I’m the introvert in the family, too. Even with family, I’m not comfortable in large groups. And, when we are all together, it is a large group. I can’t put my teacher face on because it’s not who I am. So, I watch and make sarcastic comments every time I have the opportunity. I am a lot like my mom was.
And, even though I thought I had ‘written it out’, I really hadn’t. ICYMI, here’s that post from January: Life Happens. But, much like there is a circle of life, there is a circle of grief, too. And, oh–that is one bitch of a ride.

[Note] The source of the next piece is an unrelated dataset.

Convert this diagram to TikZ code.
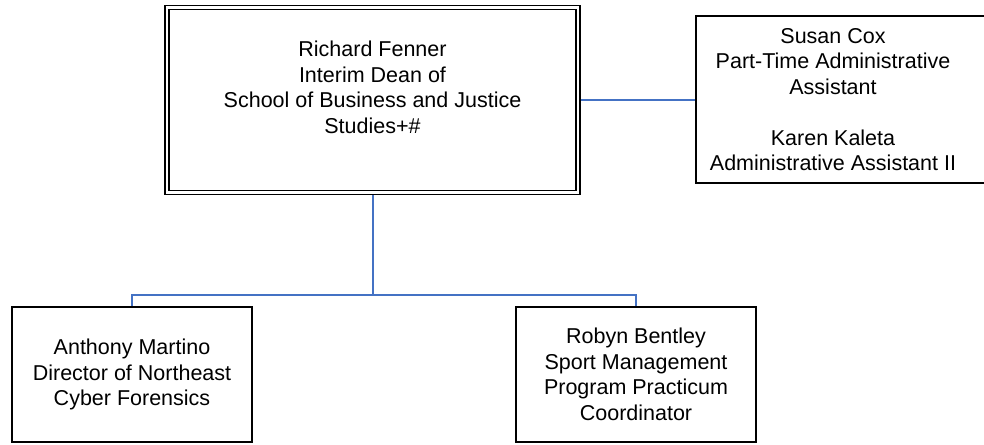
\documentclass[tikz,border=0pt]{standalone}
\usepackage{fontspec}
\setmainfont{Liberation Sans}
\usetikzlibrary{positioning,backgrounds,calc}

\definecolor{linkblue}{HTML}{4472C4}
\tikzset{
  orgfont/.style={font=\fontsize{21.5}{25.5}\selectfont},
  box/.style={draw, line width=1.6pt, align=center, orgfont},
  link/.style={draw=linkblue, line width=2pt},
}

\begin{document}
\begin{tikzpicture}[x=1pt,y=-1pt]
    \useasboundingbox (0,0) rectangle (984,444);

    % Dean box
    \node[box, double, line width=1.3pt, double distance=2.5pt, minimum width=411pt, minimum height=185pt] (dean) at (372.5,100)
      {Richard Fenner\\Interim Dean of\\School of Business and Justice\\Studies+\#\\\mbox{}};

    % Administrative staff
    \node[box, minimum width=304pt, minimum height=167pt] (staff) at (848,99.5) {};
    \node[align=center, orgfont] (stafftext) at ([xshift=-15pt]staff.center)
      {Susan Cox\\Part-Time Administrative\\Assistant\\[25.5pt]Karen Kaleta\\Administrative Assistant II};

    % Reports
    \foreach \n/\x/\t in {martino/132/{Anthony Martino\\Director of Northeast\\Cyber Forensics},
                          bentley/636/{Robyn Bentley\\Sport Management\\Program Practicum\\Coordinator}} {
      \node[box, minimum width=240pt, minimum height=135pt] (\n) at (\x,374.5) {\t};
    }

    % Connectors
    \begin{scope}[on background layer]
      \coordinate (bus) at ($(dean.south |- martino.north)+(0,-11)$);
      \draw[link] (dean.east) -- (dean.east -| staff.west);
      \draw[link] (dean.south) -- (bus);
      \draw[link] (martino.north) |- (bus) -| (bentley.north);
    \end{scope}

\end{tikzpicture}
\end{document}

I went back to teaching. I figured I needed something else to occupy my time consistently, apparently. What I think really happened in my brain was I couldn’t face being home all day with my thoughts. It’s a dark place in there sometimes, folks. And…*surprise* I don’t make friends easily because *gasp* I’m an introvert. I had a ready-made friend base who I’d see every day, Monday through Friday, if I went back to work.
And, it appealed to me.
My closest IRL friend helped with the flowers for Oldest’s wedding. I let her into that part of my life. She met my mom during the craziness that was the wedding weekend. She checks in with me every day at work and trusts my family to take care of me on weekends. I didn’t realize how much I missed her until this whole turn of events. We have a shared prep period, and I’ll oftentimes be found sitting in her room with her, working on stuff I have to get done. It’s…nice.
Here’s the thing: I’m far from okay. I have rheumatoid arthritis and a doctor that isn’t treating it aggressively enough. I’ve been fighting for a referral to University of Michigan rheumatology for over a month now–hopefully, we’ll receive word this coming week as to when I can *finally* head down there to receive more aggressive treatment. My mom had RA, too. She told me not to go to the rheumatologist I had an appointment with because she didn’t like him. I’m backing her on that, 100%, now. What sucks the most is that I’d always call my mom after my doctor’s appointments and tell her what was going on. When I went in March, I got in my car and pulled out my phone. Had her contact info up and everything before I remembered. Then, I sat there and cried. Because when a moron doctor tells you that you have fibromyalgia from poking and prodding my body when the areas he poked and prodded are in close proximity to the joints that bother me fucking all the time, I call bullshit. I wanted someone to be pissy with me, and that was one of the many things my mom did well–that indignation over being treated poorly. I returned to work after that, all a hot mess, and managed to teach another class before going home and crawling into bed–and not getting out until the next morning. And that was only because I had to go to work–or I would’ve stayed there for days.
I miss my mom every fucking day, and I’m in that weird-ass anger/bone-deep-sadness pit. I can’t multi-task like I used to, and it sucks. The Internet is shiny and sparkly, and a great distraction from what I should be doing. And, I didn’t realize that my mom was such an integral part of my writing. She used to ask what my stories were about, how far I’d gotten, and she loved the covers Kris Norris made–especially Distilled. I think she’d love the one for WTF as well.
So, why am I blogging about the shittiest Mother’s Day ever?
Because sometimes people just need to know where you really are–and when one is an introvert, saying it doesn’t work. Also, if I drop off the face of the Internet for a couple days? Now you know why.
In case you’re wondering why I put my NaNoWriMo winner banner up, it’s because I was really proud of that accomplishment–and my mom was proud of me for it, too. I guess I just need a reminder sometimes.